*What the task asks:*
Skip every picture and transcribe the remaining material exactly.
──────────
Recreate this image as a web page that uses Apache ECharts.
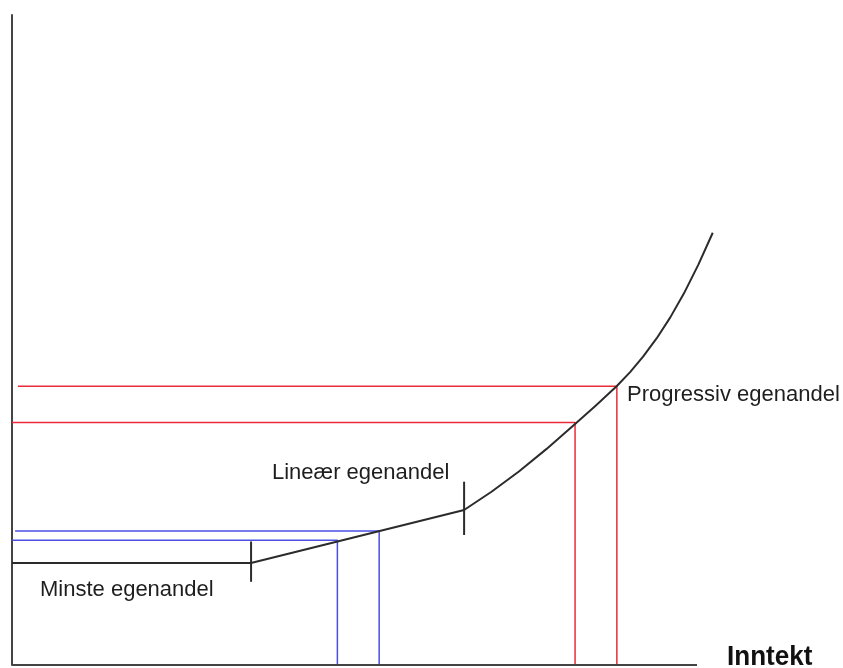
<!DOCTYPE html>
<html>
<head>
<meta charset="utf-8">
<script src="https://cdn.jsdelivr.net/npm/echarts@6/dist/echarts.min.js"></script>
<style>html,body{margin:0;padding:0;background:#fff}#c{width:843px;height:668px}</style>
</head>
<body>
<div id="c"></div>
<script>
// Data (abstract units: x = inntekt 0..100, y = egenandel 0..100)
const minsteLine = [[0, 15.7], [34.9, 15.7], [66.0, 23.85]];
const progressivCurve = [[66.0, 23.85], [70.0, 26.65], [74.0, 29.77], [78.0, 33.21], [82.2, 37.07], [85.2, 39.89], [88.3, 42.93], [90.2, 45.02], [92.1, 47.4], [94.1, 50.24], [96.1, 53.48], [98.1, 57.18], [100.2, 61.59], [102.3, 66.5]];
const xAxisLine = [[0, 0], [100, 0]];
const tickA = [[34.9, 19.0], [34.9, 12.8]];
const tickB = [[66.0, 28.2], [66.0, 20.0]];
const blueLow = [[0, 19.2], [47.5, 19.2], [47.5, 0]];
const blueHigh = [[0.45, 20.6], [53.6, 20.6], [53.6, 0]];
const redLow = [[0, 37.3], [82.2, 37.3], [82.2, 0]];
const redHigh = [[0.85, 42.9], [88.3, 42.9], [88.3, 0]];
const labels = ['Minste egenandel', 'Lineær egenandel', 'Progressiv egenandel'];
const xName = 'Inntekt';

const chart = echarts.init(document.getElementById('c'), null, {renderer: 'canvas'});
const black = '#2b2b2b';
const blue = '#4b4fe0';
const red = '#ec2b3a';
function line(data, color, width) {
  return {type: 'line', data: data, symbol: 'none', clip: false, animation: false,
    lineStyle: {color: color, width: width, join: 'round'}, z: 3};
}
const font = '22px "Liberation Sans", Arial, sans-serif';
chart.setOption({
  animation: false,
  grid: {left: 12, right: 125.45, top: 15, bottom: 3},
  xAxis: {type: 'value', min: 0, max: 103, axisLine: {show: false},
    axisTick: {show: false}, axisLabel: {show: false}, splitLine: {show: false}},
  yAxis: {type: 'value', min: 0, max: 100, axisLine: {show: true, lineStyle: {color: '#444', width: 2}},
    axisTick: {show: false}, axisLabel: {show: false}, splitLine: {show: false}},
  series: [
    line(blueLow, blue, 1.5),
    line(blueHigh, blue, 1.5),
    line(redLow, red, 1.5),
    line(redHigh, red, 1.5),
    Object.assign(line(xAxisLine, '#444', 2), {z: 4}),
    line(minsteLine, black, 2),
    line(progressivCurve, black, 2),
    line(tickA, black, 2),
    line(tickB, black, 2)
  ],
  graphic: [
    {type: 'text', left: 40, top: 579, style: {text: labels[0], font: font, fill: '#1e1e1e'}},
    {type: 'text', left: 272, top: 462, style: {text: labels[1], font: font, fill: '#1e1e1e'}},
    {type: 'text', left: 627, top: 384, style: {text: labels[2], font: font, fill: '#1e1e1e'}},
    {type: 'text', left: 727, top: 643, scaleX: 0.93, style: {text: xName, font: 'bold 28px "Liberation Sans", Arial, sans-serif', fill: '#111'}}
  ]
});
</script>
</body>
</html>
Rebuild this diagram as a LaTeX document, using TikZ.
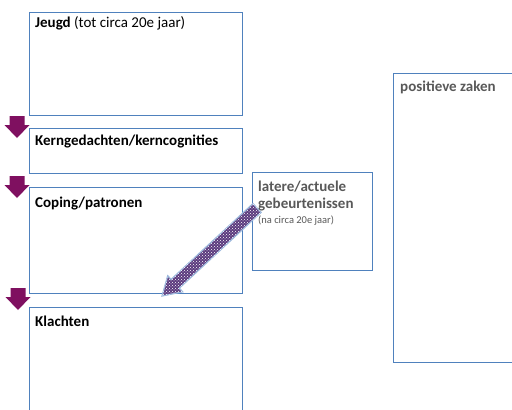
──────────
*Exercise output:*
Recreate this image as a web page that uses Apache ECharts.
<!DOCTYPE html>
<html>
<head>
<meta charset="utf-8">
<script src="https://cdn.jsdelivr.net/npm/echarts@6/dist/echarts.min.js"></script>
<style>html,body{margin:0;padding:0;background:#fff}#c{width:843px;height:668px}</style>
</head>
<body>
<div id="c"></div>
<script>
// Data (abstract units: x = inntekt 0..100, y = egenandel 0..100)
const minsteLine = [[0, 15.7], [34.9, 15.7], [66.0, 23.85]];
const progressivCurve = [[66.0, 23.85], [70.0, 26.65], [74.0, 29.77], [78.0, 33.21], [82.2, 37.07], [85.2, 39.89], [88.3, 42.93], [90.2, 45.02], [92.1, 47.4], [94.1, 50.24], [96.1, 53.48], [98.1, 57.18], [100.2, 61.59], [102.3, 66.5]];
const xAxisLine = [[0, 0], [100, 0]];
const tickA = [[34.9, 19.0], [34.9, 12.8]];
const tickB = [[66.0, 28.2], [66.0, 20.0]];
const blueLow = [[0, 19.2], [47.5, 19.2], [47.5, 0]];
const blueHigh = [[0.45, 20.6], [53.6, 20.6], [53.6, 0]];
const redLow = [[0, 37.3], [82.2, 37.3], [82.2, 0]];
const redHigh = [[0.85, 42.9], [88.3, 42.9], [88.3, 0]];
const labels = ['Minste egenandel', 'Lineær egenandel', 'Progressiv egenandel'];
const xName = 'Inntekt';

const chart = echarts.init(document.getElementById('c'), null, {renderer: 'canvas'});
const black = '#2b2b2b';
const blue = '#4b4fe0';
const red = '#ec2b3a';
function line(data, color, width) {
  return {type: 'line', data: data, symbol: 'none', clip: false, animation: false,
    lineStyle: {color: color, width: width, join: 'round'}, z: 3};
}
const font = '22px "Liberation Sans", Arial, sans-serif';
chart.setOption({
  animation: false,
  grid: {left: 12, right: 125.45, top: 15, bottom: 3},
  xAxis: {type: 'value', min: 0, max: 103, axisLine: {show: false},
    axisTick: {show: false}, axisLabel: {show: false}, splitLine: {show: false}},
  yAxis: {type: 'value', min: 0, max: 100, axisLine: {show: true, lineStyle: {color: '#444', width: 2}},
    axisTick: {show: false}, axisLabel: {show: false}, splitLine: {show: false}},
  series: [
    line(blueLow, blue, 1.5),
    line(blueHigh, blue, 1.5),
    line(redLow, red, 1.5),
    line(redHigh, red, 1.5),
    Object.assign(line(xAxisLine, '#444', 2), {z: 4}),
    line(minsteLine, black, 2),
    line(progressivCurve, black, 2),
    line(tickA, black, 2),
    line(tickB, black, 2)
  ],
  graphic: [
    {type: 'text', left: 40, top: 579, style: {text: labels[0], font: font, fill: '#1e1e1e'}},
    {type: 'text', left: 272, top: 462, style: {text: labels[1], font: font, fill: '#1e1e1e'}},
    {type: 'text', left: 627, top: 384, style: {text: labels[2], font: font, fill: '#1e1e1e'}},
    {type: 'text', left: 727, top: 643, scaleX: 0.93, style: {text: xName, font: 'bold 28px "Liberation Sans", Arial, sans-serif', fill: '#111'}}
  ]
});
</script>
</body>
</html>
Rebuild this diagram as a LaTeX document, using TikZ.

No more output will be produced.